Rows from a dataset
▶

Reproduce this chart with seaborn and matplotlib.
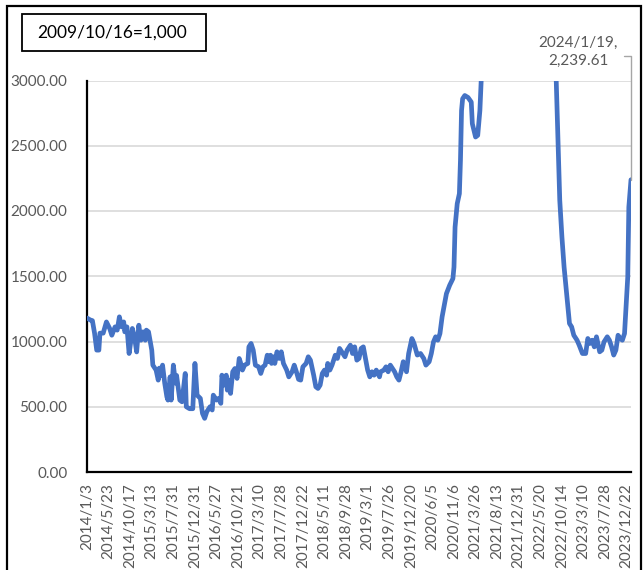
import numpy as np
import pandas as pd
import matplotlib
matplotlib.use("Agg")
import matplotlib.pyplot as plt
import seaborn as sns
from matplotlib.patches import Rectangle
from matplotlib.lines import Line2D

# Weekly freight index, x = week number counted from 2014/1/3
weeks = [0, 3, 5, 7, 9, 11, 12, 15, 18, 21, 23, 26, 28, 30, 32, 34, 35, 37, 39, 41,
         42, 44, 46, 48, 50, 52, 54, 55, 57, 60, 61, 64, 66, 67, 69, 70, 72, 74, 75, 77,
         78, 80, 82, 83, 86, 88, 91, 92, 95, 98, 100, 102, 105, 107, 109, 111, 114, 116, 117, 120,
         122, 124, 125, 127, 129, 130, 132, 133, 135, 137, 139, 141, 142, 144, 146, 149, 150, 152, 154, 156,
         159, 161, 163, 165, 167, 168, 170, 171, 173, 174, 176, 178, 180, 182, 185, 187, 190, 192, 194, 196,
         198, 200, 203, 205, 207, 210, 212, 214, 216, 218, 220, 222, 223, 225, 227, 229, 230, 232, 234, 237,
         239, 241, 244, 246, 248, 250, 252, 254, 256, 258, 260, 262, 264, 266, 268, 271, 272, 275, 277, 279,
         281, 283, 285, 287, 289, 291, 293, 296, 298, 301, 303, 306, 309, 312, 314, 317, 319, 321, 323, 325,
         327, 329, 331, 333, 336, 339, 340, 341, 343, 345, 346, 347, 348, 350, 353, 356, 357, 360, 362, 364,
         366, 370, 380, 390, 400, 410, 419, 425, 430, 434,
         436, 438, 440, 442, 445, 447, 449, 451, 454, 456, 459, 462, 464, 466, 468, 470, 472, 475, 477, 479,
         482, 484, 486, 488, 490, 492, 494, 496, 498, 501, 502, 504]
scfi = [1180, 1165, 1160, 1064, 934, 934, 1064, 1064, 1150, 1100, 1048, 1112, 1087, 1189, 1112, 1150, 1074, 1112, 908, 1025,
        1100, 1036, 920, 1125, 1010, 1074, 1010, 1087, 1074, 934, 819, 781, 704, 796, 740, 819, 681, 576, 551, 729,
        551, 819, 681, 740, 551, 538, 755, 500, 485, 485, 832, 589, 564, 449, 411, 462, 500, 475, 589, 551,
        564, 526, 742, 666, 742, 627, 704, 602, 768, 793, 717, 870, 845, 781, 819, 832, 959, 985, 934, 819,
        806, 755, 806, 819, 895, 845, 895, 832, 883, 832, 921, 870, 921, 832, 781, 729, 768, 819, 768, 710,
        704, 806, 832, 883, 857, 742, 653, 640, 666, 755, 781, 742, 832, 781, 819, 870, 895, 870, 947, 908,
        883, 934, 972, 908, 959, 857, 870, 947, 959, 870, 781, 729, 768, 742, 781, 729, 768, 781, 806, 768,
        819, 793, 768, 729, 704, 768, 845, 768, 908, 1023, 985, 896, 908, 870, 819, 845, 908, 997, 1036, 1010,
        1061, 1189, 1278, 1367, 1431, 1482, 1571, 1877, 2056, 2133, 2388, 2770, 2860, 2885, 2870, 2835, 2669, 2567, 2580, 2770,
        3150, 3400, 3800, 4200, 4600, 4900, 5100, 4700, 4000, 3200,
        2643, 2082, 1801, 1571, 1316, 1138, 1112, 1048, 1010, 972, 908, 908, 1023, 985, 1010, 959, 1036, 921, 934, 997,
        1036, 1010, 959, 896, 934, 1048, 1023, 1010, 1061, 1495, 2030, 2239.61]

tick_labels = ["2014/1/3", "2014/5/23", "2014/10/17", "2015/3/13", "2015/7/31", "2015/12/31",
               "2016/5/27", "2016/10/21", "2017/3/10", "2017/7/28", "2017/12/22", "2018/5/11",
               "2018/9/28", "2019/3/1", "2019/7/26", "2019/12/20", "2020/6/5", "2020/11/6",
               "2021/3/26", "2021/8/13", "2021/12/31", "2022/5/20", "2022/10/14", "2023/3/10",
               "2023/7/28", "2023/12/22"]
tick_step = 20
y_ticks = [0, 500, 1000, 1500, 2000, 2500, 3000]
base_note = "2009/10/16=1,000"
last_note = "2024/1/19,\n2,239.61"

W, H = 644, 570
sns.set_theme(style="white")
plt.rcParams["font.family"] = ["Lato", "DejaVu Sans"]

fig = plt.figure(figsize=(W / 100, H / 100), dpi=100)
fig.patch.set_facecolor("white")
ax = fig.add_axes([87 / W, 1 - 472 / H, (631 - 87) / W, (472 - 80.5) / H])

df = pd.DataFrame({"week": weeks, "index": scfi})
sns.lineplot(data=df, x="week", y="index", ax=ax, color="#4472C4",
             linewidth=3.4, solid_joinstyle="round", solid_capstyle="round", zorder=3)

ax.set_xlim(0, weeks[-1])
ax.set_ylim(y_ticks[0], y_ticks[-1])
ax.set_yticks(y_ticks)
ax.set_yticklabels([f"{v:.2f}" for v in y_ticks])
ax.set_xticks(np.arange(len(tick_labels)) * tick_step)
ax.set_xticklabels(tick_labels, rotation=90)
ax.set_xlabel("")
ax.set_ylabel("")

ax.grid(axis="y", color="#D9D9D9", linewidth=1.2)
ax.grid(axis="x", visible=False)
ax.set_axisbelow(True)
for side in ("top", "right"):
    ax.spines[side].set_visible(False)
for side in ("left", "bottom"):
    ax.spines[side].set_color("black")
    ax.spines[side].set_linewidth(1.6)
ax.tick_params(axis="y", length=0, pad=14, labelsize=11, labelcolor="#595959")
ax.tick_params(axis="x", length=0, pad=8, labelsize=11, labelcolor="#595959")

# base-date note in a framed box
fig.patches.append(Rectangle((22.5 / W, 1 - 51 / H), (206 - 22.5) / W, (51 - 14) / H,
                             transform=fig.transFigure, fill=False, ec="black", lw=1.3))
fig.text(112 / W, 1 - 33 / H, base_note, ha="center", va="center", fontsize=12.5, color="black")

# label for the latest value with an elbow leader line
fig.text(578 / W, 1 - 52 / H, last_note, ha="center", va="center", fontsize=11,
         color="#595959", linespacing=1.3, multialignment="center")
px, py = ax.transData.transform((weeks[-1], scfi[-1]))
top_y = fig.transFigure.transform((0, 1 - 56 / H))[1]
stub_x = fig.transFigure.transform((623.5 / W, 0))[0]
fig.lines.append(Line2D([stub_x, px, px], [top_y, top_y, py], transform=None,
                        color="#A6A6A6", lw=1.0))

# outer frame
fig.patches.append(Rectangle((7 / W, -0.05), (641 - 7) / W, 1.05 - 6 / H,
                             transform=fig.transFigure, fill=False, ec="black", lw=1.6))

fig.savefig("out.png", dpi=100)
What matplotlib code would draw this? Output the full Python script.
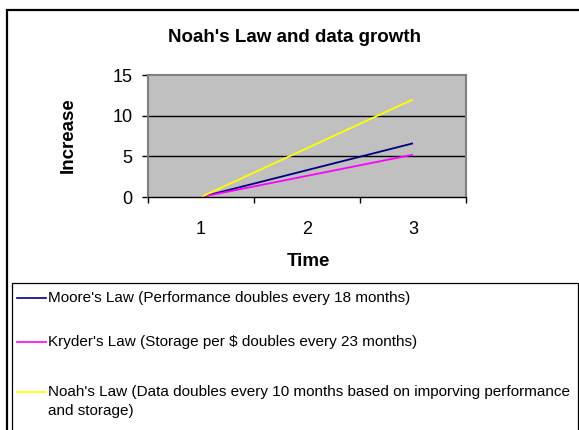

◀

== Given problem ==
Will you set down the records word for word while leaving out every picture?

== Output ==
Reproduce this chart with seaborn and matplotlib.
import numpy as np
import pandas as pd
import matplotlib
matplotlib.use("Agg")
import matplotlib.pyplot as plt
import seaborn as sns
from matplotlib.patches import Rectangle
from matplotlib.lines import Line2D

# Weekly freight index, x = week number counted from 2014/1/3
weeks = [0, 3, 5, 7, 9, 11, 12, 15, 18, 21, 23, 26, 28, 30, 32, 34, 35, 37, 39, 41,
         42, 44, 46, 48, 50, 52, 54, 55, 57, 60, 61, 64, 66, 67, 69, 70, 72, 74, 75, 77,
         78, 80, 82, 83, 86, 88, 91, 92, 95, 98, 100, 102, 105, 107, 109, 111, 114, 116, 117, 120,
         122, 124, 125, 127, 129, 130, 132, 133, 135, 137, 139, 141, 142, 144, 146, 149, 150, 152, 154, 156,
         159, 161, 163, 165, 167, 168, 170, 171, 173, 174, 176, 178, 180, 182, 185, 187, 190, 192, 194, 196,
         198, 200, 203, 205, 207, 210, 212, 214, 216, 218, 220, 222, 223, 225, 227, 229, 230, 232, 234, 237,
         239, 241, 244, 246, 248, 250, 252, 254, 256, 258, 260, 262, 264, 266, 268, 271, 272, 275, 277, 279,
         281, 283, 285, 287, 289, 291, 293, 296, 298, 301, 303, 306, 309, 312, 314, 317, 319, 321, 323, 325,
         327, 329, 331, 333, 336, 339, 340, 341, 343, 345, 346, 347, 348, 350, 353, 356, 357, 360, 362, 364,
         366, 370, 380, 390, 400, 410, 419, 425, 430, 434,
         436, 438, 440, 442, 445, 447, 449, 451, 454, 456, 459, 462, 464, 466, 468, 470, 472, 475, 477, 479,
         482, 484, 486, 488, 490, 492, 494, 496, 498, 501, 502, 504]
scfi = [1180, 1165, 1160, 1064, 934, 934, 1064, 1064, 1150, 1100, 1048, 1112, 1087, 1189, 1112, 1150, 1074, 1112, 908, 1025,
        1100, 1036, 920, 1125, 1010, 1074, 1010, 1087, 1074, 934, 819, 781, 704, 796, 740, 819, 681, 576, 551, 729,
        551, 819, 681, 740, 551, 538, 755, 500, 485, 485, 832, 589, 564, 449, 411, 462, 500, 475, 589, 551,
        564, 526, 742, 666, 742, 627, 704, 602, 768, 793, 717, 870, 845, 781, 819, 832, 959, 985, 934, 819,
        806, 755, 806, 819, 895, 845, 895, 832, 883, 832, 921, 870, 921, 832, 781, 729, 768, 819, 768, 710,
        704, 806, 832, 883, 857, 742, 653, 640, 666, 755, 781, 742, 832, 781, 819, 870, 895, 870, 947, 908,
        883, 934, 972, 908, 959, 857, 870, 947, 959, 870, 781, 729, 768, 742, 781, 729, 768, 781, 806, 768,
        819, 793, 768, 729, 704, 768, 845, 768, 908, 1023, 985, 896, 908, 870, 819, 845, 908, 997, 1036, 1010,
        1061, 1189, 1278, 1367, 1431, 1482, 1571, 1877, 2056, 2133, 2388, 2770, 2860, 2885, 2870, 2835, 2669, 2567, 2580, 2770,
        3150, 3400, 3800, 4200, 4600, 4900, 5100, 4700, 4000, 3200,
        2643, 2082, 1801, 1571, 1316, 1138, 1112, 1048, 1010, 972, 908, 908, 1023, 985, 1010, 959, 1036, 921, 934, 997,
        1036, 1010, 959, 896, 934, 1048, 1023, 1010, 1061, 1495, 2030, 2239.61]

tick_labels = ["2014/1/3", "2014/5/23", "2014/10/17", "2015/3/13", "2015/7/31", "2015/12/31",
               "2016/5/27", "2016/10/21", "2017/3/10", "2017/7/28", "2017/12/22", "2018/5/11",
               "2018/9/28", "2019/3/1", "2019/7/26", "2019/12/20", "2020/6/5", "2020/11/6",
               "2021/3/26", "2021/8/13", "2021/12/31", "2022/5/20", "2022/10/14", "2023/3/10",
               "2023/7/28", "2023/12/22"]
tick_step = 20
y_ticks = [0, 500, 1000, 1500, 2000, 2500, 3000]
base_note = "2009/10/16=1,000"
last_note = "2024/1/19,\n2,239.61"

W, H = 644, 570
sns.set_theme(style="white")
plt.rcParams["font.family"] = ["Lato", "DejaVu Sans"]

fig = plt.figure(figsize=(W / 100, H / 100), dpi=100)
fig.patch.set_facecolor("white")
ax = fig.add_axes([87 / W, 1 - 472 / H, (631 - 87) / W, (472 - 80.5) / H])

df = pd.DataFrame({"week": weeks, "index": scfi})
sns.lineplot(data=df, x="week", y="index", ax=ax, color="#4472C4",
             linewidth=3.4, solid_joinstyle="round", solid_capstyle="round", zorder=3)

ax.set_xlim(0, weeks[-1])
ax.set_ylim(y_ticks[0], y_ticks[-1])
ax.set_yticks(y_ticks)
ax.set_yticklabels([f"{v:.2f}" for v in y_ticks])
ax.set_xticks(np.arange(len(tick_labels)) * tick_step)
ax.set_xticklabels(tick_labels, rotation=90)
ax.set_xlabel("")
ax.set_ylabel("")

ax.grid(axis="y", color="#D9D9D9", linewidth=1.2)
ax.grid(axis="x", visible=False)
ax.set_axisbelow(True)
for side in ("top", "right"):
    ax.spines[side].set_visible(False)
for side in ("left", "bottom"):
    ax.spines[side].set_color("black")
    ax.spines[side].set_linewidth(1.6)
ax.tick_params(axis="y", length=0, pad=14, labelsize=11, labelcolor="#595959")
ax.tick_params(axis="x", length=0, pad=8, labelsize=11, labelcolor="#595959")

# base-date note in a framed box
fig.patches.append(Rectangle((22.5 / W, 1 - 51 / H), (206 - 22.5) / W, (51 - 14) / H,
                             transform=fig.transFigure, fill=False, ec="black", lw=1.3))
fig.text(112 / W, 1 - 33 / H, base_note, ha="center", va="center", fontsize=12.5, color="black")

# label for the latest value with an elbow leader line
fig.text(578 / W, 1 - 52 / H, last_note, ha="center", va="center", fontsize=11,
         color="#595959", linespacing=1.3, multialignment="center")
px, py = ax.transData.transform((weeks[-1], scfi[-1]))
top_y = fig.transFigure.transform((0, 1 - 56 / H))[1]
stub_x = fig.transFigure.transform((623.5 / W, 0))[0]
fig.lines.append(Line2D([stub_x, px, px], [top_y, top_y, py], transform=None,
                        color="#A6A6A6", lw=1.0))

# outer frame
fig.patches.append(Rectangle((7 / W, -0.05), (641 - 7) / W, 1.05 - 6 / H,
                             transform=fig.transFigure, fill=False, ec="black", lw=1.6))

fig.savefig("out.png", dpi=100)
What matplotlib code would draw this? Output the full Python script.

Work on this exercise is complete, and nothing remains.